Molto interessante l’analisi che Dario Da vico fa questa mattina sul Corriere della Sera circa il reddito di cittadinanza con tutte le sue modalità di erogazione volute dai 5Stelle.

Per prima cosa  Di Vico mette in evidenza come il provvedimento abbia già mostrato limiti strutturali e pecche organizzative che non possono essere trascurati: 1. non è servito a sorreggere il Pil dell’anno in corso, come strombazzata da Giuseppe Conte e Luigi Di Maio; 2. non ha spinto i lavoratori inattivi a cercare veramente il lavoro; 3. non si è rivelato quella pietra miliare nella storia del welfare italiano che doveva essere nelle intenzioni di chi ne ha disegnato i contorni.

La verità, assai prosaica, dice Dario Di Vico, è che il reddito di cittadinanza via via che accumula giorni di vita non riesce a nascondere un difetto congenito: è stato varato in tutta fretta perché doveva servire a una grande operazione di comunicazione («l’abolizione della povertà» proclamata dall’allora vicepremier Luigi Di Maio) e subito dopo doveva farsi vento per soffiare nelle vele elettorali dei Cinque Stelle.

Non è andata così, il reddito di cittadinanza si è dimostrato uno strumento di captatio benevolentiae largamente imperfetto e al suo interno non è riuscito a celare alcune contraddizioni che ne hanno compromesso l’immagine. Di Vico si riferisce al fatto che la legge privilegi le famiglie con uno o due figli rispetto a quelle extralarge e che tagli completamente fuori gli stranieri. Ma forse il pasticcio più grande creato riguarda la scelta di sommare l’intervento contro la povertà con una rivisitazione delle politiche per il lavoro. Con quest’abbinata i Cinque Stelle hanno coltivato un progetto ambizioso, scardinare una volta per tutte l’egemonia della sinistra nel campo delle disuguaglianze, scegliendo la strada dell’assistenzialismo.

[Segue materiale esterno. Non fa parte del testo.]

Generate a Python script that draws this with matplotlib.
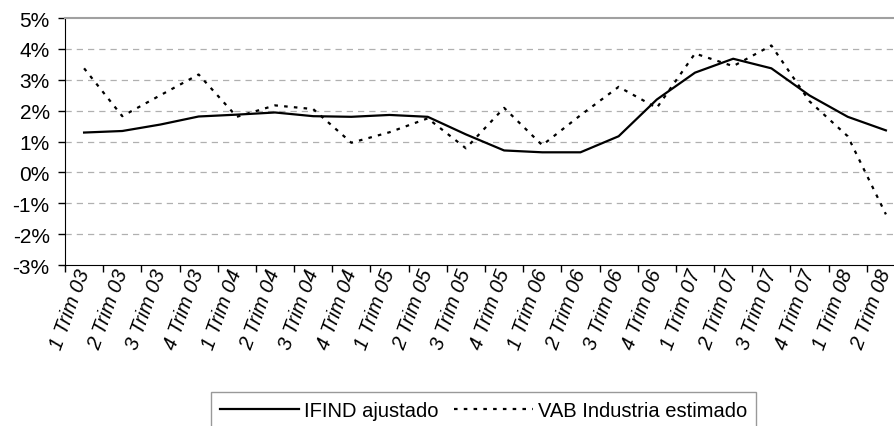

Il risultato dell’abbinata “poveri da una parte e disoccupati dall’altra”, è stata solo la confusione. A queste se ne è aggiunta un’altra: Il Reddito di inclusione — la misura anti-povertà varata in extremis dal governo Gentiloni — aveva scelto un modello organizzativo e distributivo semplice centrato solo sui Comuni; il provvedimento pentastellato ha puntato, invece, su un doppio canale – Comuni e Centri per l’impiego – finendo così per generare complicazioni e confusioni.

La conclusione dell’analisi è una sola: non si può cancellare il provvedimento “reddito di cittadinanza” ma esso va assolutamente modificato. Dovranno farlo coloro che, fin dall’inizio, ne avevano individuato i difetti.